Abstract: DP-coloring is a generalization of list coloring introduced by Dvořák and Postle in 2015. This talk will be about a fractional version of DP-coloring. There is a natural way to define fractional list coloring; however, Alon, Tuza, and Voigt proved that the fractional list chromatic number of any graph coincides with its ordinary fractional chromatic number. This result does not extend to fractional DP-coloring: The difference between the fractional DP-chromatic number and the ordinary fractional chromatic number of a graph can be arbitrarily large. A somewhat surprising fact about DP-coloring is that the DP-chromatic number of a triangle-free regular graph is essentially determined by its degree. It turns out that for fractional DP-coloring, this phenomenon extends to a much wider class of graphs (including all bipartite graphs, for example). This is joint work with Alexandr Kostochka (UIUC) and Xuding Zhu (Zhejiang Normal University).

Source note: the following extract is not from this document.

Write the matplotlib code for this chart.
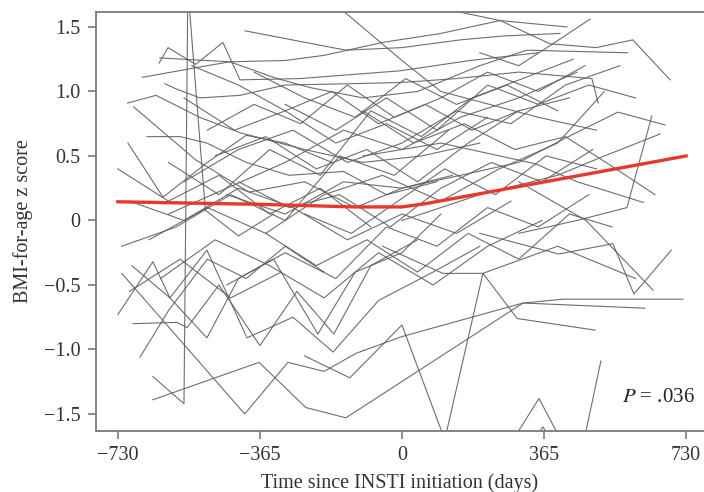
import matplotlib
matplotlib.use("Agg")
import matplotlib.pyplot as plt

# individual trajectories: days since INSTI start / BMI-for-age z score
subject_days = [
    [-640, -560, -550, -505, -420, -330],
    [-640, -367, -247, -144, 311, 414, 722],
    [-720, -404, -293, -200, -118, 0, 311, 624],
    [-250, -134, 0, 110, 208, 296, 496],
    [223, 352, 461],
    [345, 362, 379],
    [447, 511],
    [-730, -640, -596, -501, -398, -280, -177, -60, 80, 200],
    [-691, -578, -552, -470, -365, -270, -175, -80, 40],
    [-673, -600, -500, -400, -300, -200],
    [-694, -596, -501, -420, -330, -216, -120, 0, 100],
    [-624, -601, -530, -460, -416, -262, -5, 175, 350],
    [-666, -519, -442, -300, -200, -50, 100, 252, 424],
    [-403, -144, 0, 150, 260, 406],
    [-200, 0, 100, 200, 350, 500],
    [-705, -632, -520, -416, -250, -100, 50, 200],
    [-689, -530, -393, -250, -120, 0, 130],
    [-704, -650, -614, -500, -400, -300, -180],
    [-655, -570, -501, -400, -290, -150, -40, 90],
    [-609, -580, -519, -416, -300, -134, 0, 140, 300, 488, 504],
    [-622, -442, -321, -236, -100, 40, 200, 321, 580],
    [141, 252, 380, 499, 593, 689],
    [200, 300, 388, 483],
    [-450, -300, -150, 0, 150, 300, 421, 555, 676],
    [300, 450, 578, 642],
    [-100, 100, 342, 450, 620],
    [0, 200, 400, 520, 663],
    [200, 403, 542, 596, 692],
    [300, 473, 645],
    [-50, 105, 208, 400, 600],
    [-600, -450, -300, -150, 0, 150, 300, 450],
    [-560, -420, -280, -140, 0, 140, 280, 420, 560],
    [-700, -560, -420, -280, -140, 0, 140, 280],
    [-650, -500, -350, -200, -50, 100, 250, 400, 520],
    [-720, -580, -440, -300, -160, -20, 120],
    [-600, -470, -340, -210, -80, 50, 180, 310, 440],
    [-500, -380, -260, -140, -20, 100, 220, 350, 470],
    [-450, -300, -170, -40, 90, 220, 350, 480],
    [-350, -220, -90, 40, 170, 300, 430, 540],
    [-620, -480, -340, -200, -60, 80, 220, 360],
    [-540, -420, -300, -180, -60, 60, 180, 300],
    [-420, -290, -160, -30, 100, 230, 360, 490],
    [-250, -130, -10, 110, 240, 370, 500],
    [-730, -600, -470, -340, -210, -80],
    [-100, 30, 160, 290, 420, 550, 650],
    [-380, -250, -120, 10, 140, 270, 400],
    [-560, -430, -300, -170, -40, 90, 220],
    [-480, -350, -220, -90, 40, 170, 300, 430],
    [-300, -170, -40, 90, 220, 350, 480, 600],
    [-700, -570, -440, -310],
]
subject_z = [
    [-1.21, -1.42, 1.80, 0.08, -0.12, 0.05],
    [-1.39, -1.10, -1.45, -1.53, -0.64, -0.61, -0.61],
    [-0.41, -1.50, -1.10, -1.17, -1.03, -0.90, -0.64, -0.68],
    [-1.05, -1.22, -0.81, -1.70, -0.41, -0.76, -0.85],
    [-2.0, -1.38, -2.0],
    [-1.68, -1.60, -1.68],
    [-2.0, -1.09],
    [-0.73, -0.32, -0.60, -0.23, -0.91, -0.75, -1.02, -0.62, -0.40, -0.20],
    [-0.80, -0.79, -0.83, -0.50, -0.97, -0.55, -0.88, -0.35, -0.15],
    [-1.06, -0.70, -0.30, -0.45, -0.20, -0.40],
    [-0.35, -0.60, -0.91, -0.45, -0.30, -0.88, -0.40, -0.25, 0.05],
    [1.22, 1.34, 1.21, 1.38, 1.09, 1.10, 1.16, 1.24, 1.30],
    [1.11, 1.19, 1.23, 1.24, 1.28, 1.38, 1.45, 1.55, 1.50],
    [1.47, 1.32, 1.34, 1.40, 1.43, 1.45],
    [1.75, 1.24, 1.00, 0.92, 0.80, 0.70],
    [0.91, 0.97, 0.80, 0.68, 0.55, 0.45, 0.50, 0.60],
    [0.88, 0.47, 0.22, 0.30, 0.10, 0.25, 0.35],
    [0.60, 0.35, 0.18, 0.45, 0.66, 0.60, 0.45],
    [0.65, 0.65, 0.60, 0.45, 0.35, 0.38, 0.20, 0.30],
    [1.06, 1.02, 0.95, 0.97, 1.05, 1.06, 1.07, 1.10, 1.15, 1.10, 0.91],
    [1.26, 1.23, 1.10, 1.03, 0.95, 1.00, 1.20, 1.32, 1.30],
    [1.62, 1.55, 1.37, 1.34, 1.40, 1.09],
    [1.30, 1.20, 1.37, 1.56],
    [0.20, 0.05, 0.30, 0.25, 0.35, 0.45, 0.64, 0.84, 0.74],
    [-0.10, 0.00, 0.10, 0.81],
    [0.50, 0.60, 0.44, 0.30, 0.14],
    [0.00, 0.20, 0.35, 0.50, 0.67],
    [-0.10, -0.26, -0.18, -0.57, -0.23],
    [0.30, 0.00, -0.54],
    [-0.20, -0.41, -0.41, -0.20, -0.45],
    [0.05, 0.25, 0.45, 0.70, 0.55, 0.80, 0.95, 1.15],
    [0.30, 0.55, 0.70, 0.45, 0.60, 0.85, 0.75, 1.05, 1.20],
    [0.15, 0.00, 0.25, 0.10, -0.15, 0.05, -0.10, 0.15],
    [-0.15, 0.10, -0.10, 0.20, 0.35, 0.15, 0.40, 0.60, 1.00],
    [-0.20, -0.05, 0.20, 0.00, 0.50, 0.35, 0.70],
    [0.45, 0.20, 0.55, 0.35, 0.85, 0.65, 0.95, 1.10, 1.25],
    [0.70, 0.90, 0.75, 1.05, 0.80, 0.95, 1.15, 1.00, 1.20],
    [-0.50, -0.25, -0.45, -0.05, -0.20, 0.10, -0.05, 0.20],
    [-0.10, -0.35, -0.15, -0.40, -0.10, -0.30, 0.05, -0.05],
    [-0.45, -0.15, -0.35, -0.60, -0.25, -0.50, -0.20, 0.00],
    [1.20, 1.05, 0.85, 1.00, 0.75, 0.90, 0.70, 0.85],
    [0.30, 0.10, 0.20, -0.05, 0.25, 0.45, 0.30, 0.55],
    [0.05, -0.10, 0.15, 0.40, 0.20, 0.50, 0.40],
    [0.40, 0.15, 0.35, 0.05, 0.25, -0.05],
    [0.85, 0.60, 0.75, 0.55, 0.65, 0.40, 0.20],
    [1.15, 0.95, 0.80, 1.10, 0.90, 1.05, 0.85],
    [0.95, 0.70, 0.85, 0.60, 0.75, 0.55, 0.80],
    [0.50, 0.65, 0.40, 0.55, 0.30, 0.60, 0.85, 0.95],
    [0.90, 0.70, 0.95, 0.70, 1.05, 0.90, 1.05, 0.95],
    [-0.55, -0.30, -0.60, -0.40],
]

# population-average fit (red)
fit_days = [-730, -365, -120, 0, 60, 730]
fit_z = [0.145, 0.125, 0.105, 0.105, 0.13, 0.50]

x_ticks = [-730, -365, 0, 365, 730]
x_labels = ["\u2212730", "\u2212365", "0", "365", "730"]
y_ticks = [1.5, 1.0, 0.5, 0, -0.5, -1.0, -1.5]
y_labels = ["1.5", "1.0", "0.5", "0", "\u22120.5", "\u22121.0", "\u22121.5"]

plt.rcParams["font.family"] = ["Liberation Serif", "DejaVu Serif"]

fig = plt.figure(figsize=(7.04, 4.92), dpi=100)
ax = fig.add_axes([96 / 704, 61 / 492, 1 - 96 / 704, 419 / 492])

for d, z in zip(subject_days, subject_z):
    ax.plot(d, z, color="#5e5e5e", lw=0.8, alpha=0.9, zorder=2)
ax.plot(fit_days, fit_z, color="#e8382d", lw=2.4, zorder=3)

ax.set_xlim(-786, 776)
ax.set_ylim(-1.632, 1.616)
ax.set_xticks(x_ticks)
ax.set_xticklabels(x_labels)
ax.set_yticks(y_ticks)
ax.set_yticklabels(y_labels)

for side in ("left", "bottom", "top"):
    ax.spines[side].set_color("#7a7a7a")
    ax.spines[side].set_linewidth(1.3)
ax.spines["right"].set_visible(False)
ax.tick_params(direction="out", length=6, width=1.2, color="#7a7a7a",
               labelsize=14.5, labelcolor="#333333", pad=5)

ax.set_xlabel("Time since INSTI initiation (days)", fontsize=14.5,
              color="#333333", labelpad=6)
ax.set_ylabel("BMI-for-age z score", fontsize=14.5, color="#333333",
              labelpad=8)

ax.text(752, -1.37, "$P$ = .036", ha="right", va="center", fontsize=15,
        color="#222222", math_fontfamily="stix")

fig.savefig("out.png", dpi=100)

Tuesday, February 27, 2018

3:00 pm in 110 Speech and Hearing Building,Tuesday, February 27, 2018

Extending edge-colorings of complete hypergraphs into regular colorings

Amin Bahmanian (Illinois State Math)

Abstract: Let $({X \atop h})$ be the collection of all $h$-subsets of an $n$-set $X\supseteq Y$. Given a coloring (partition) of a set $S\subseteq ({X \atop h})$, we are interested in finding conditions under which this coloring is extendible to a coloring of $({X \atop h})$ so that the number of times each element of $X$ appears in each color class (all sets of the same color) is the same number $r$. The case $S=\emptyset, r=1$ was studied by Sylvester in the 18th century, and remained open until the 1970s. The case $h=2,r=1$ is extensively studied in the literature and is closely related to completing partial symmetric Latin squares. An $r$-factorization is a coloring of $({[n] \atop h})$ so that the number of times each element of $[n]$ appears in each color class is $r$. Let $\chi (m,h,r)$ be the smallest $n$ such that any "partial" $r$-factorization of $({[m] \atop h})$ satisfying $r \mid ({{n-1} \atop {h-1}})$, $h \mid rn$ can be extended to an $r$-factorization of $({[n] \atop h})$. We show that $2m\leq \chi (m,4,r)\leq 4.847323m$, and $2m\leq \chi (m,5,r)\leq 6.285214m$.

Tuesday, March 6, 2018

3:00 pm in Talbot 104,Tuesday, March 6, 2018

Some important combinatorial sequences

Zoltan Furedi (Renyi Institute of Mathematics, Budapest, Hungary and UIUC)

Abstract: The sequence $a(1), a(2), a(3), \dots$ of reals is called subadditive if $a(n+m) \leq a(n)+ a(m)$ for all integers $n,m$. Fekete's lemma states that the sequence $\{a(n)/n\}$ has a limit (it could be negative infinity). Let $f(n)$ be a non-negative, non-decreasing sequence. De Bruijn and Erdos (1952) called the sequence $(a(n))$ nearly $f$-subadditive if $a(n+m) \leq a(n)+ a(m) + f(n+m)$ holds for all $n\leq m \leq 2n$. They showed that if the error term $f$ is small, $\sum_{ n=1}^{\infty} f(n)/n^2$ is finite, then the limit $a(n)/n$ still exists. Their results is listed in the Bollobas-Riordan book (2006) as one of the most useful tools in Percolation Theory. Among other things we show that the de Bruijn-Erdos condition for the error term in their improvement of Fekete's Lemma is not only sufficient but also necessary in the following strong sense. If $\sum_{ n=1}^{\infty} f(n)/n^2 =\infty$, then there exists an nearly $f$-subadditive sequence $(b(n))$, such that the sequence of slopes $(b(n)/n)$ takes every rational number. This is a joint work with I. Ruzsa.

Tuesday, March 13, 2018

3:00 pm in 241 Altgeld Hall,Tuesday, March 13, 2018

On large bipartite subgraphs in dense H-free graphs

Bernard Lidicky (Iowa state University)

Abstract: A long-standing conjecture of Erdős states that any n-vertex triangle-free graph can be made bipartite by deleting at most n^2/25 edges. In this talk, we study how many edges need to be removed from an H-free graph for a general graph H. By generalizing a result of Sudakov for 4-colorable graphs H, we show that if H is 6-colorable then G can be made bipartite by deleting at most 4n^2/25 edges. Moreover, this amount is needed only in the case G is a complete 5-partite graph with balanced parts. As one of the steps in the proof, we use a strengthening of a result of Füredi on stable version of Turán's theorem. This is a joint work with P. Hu,T. Martins-Lopez, S. Norin and J. Volec.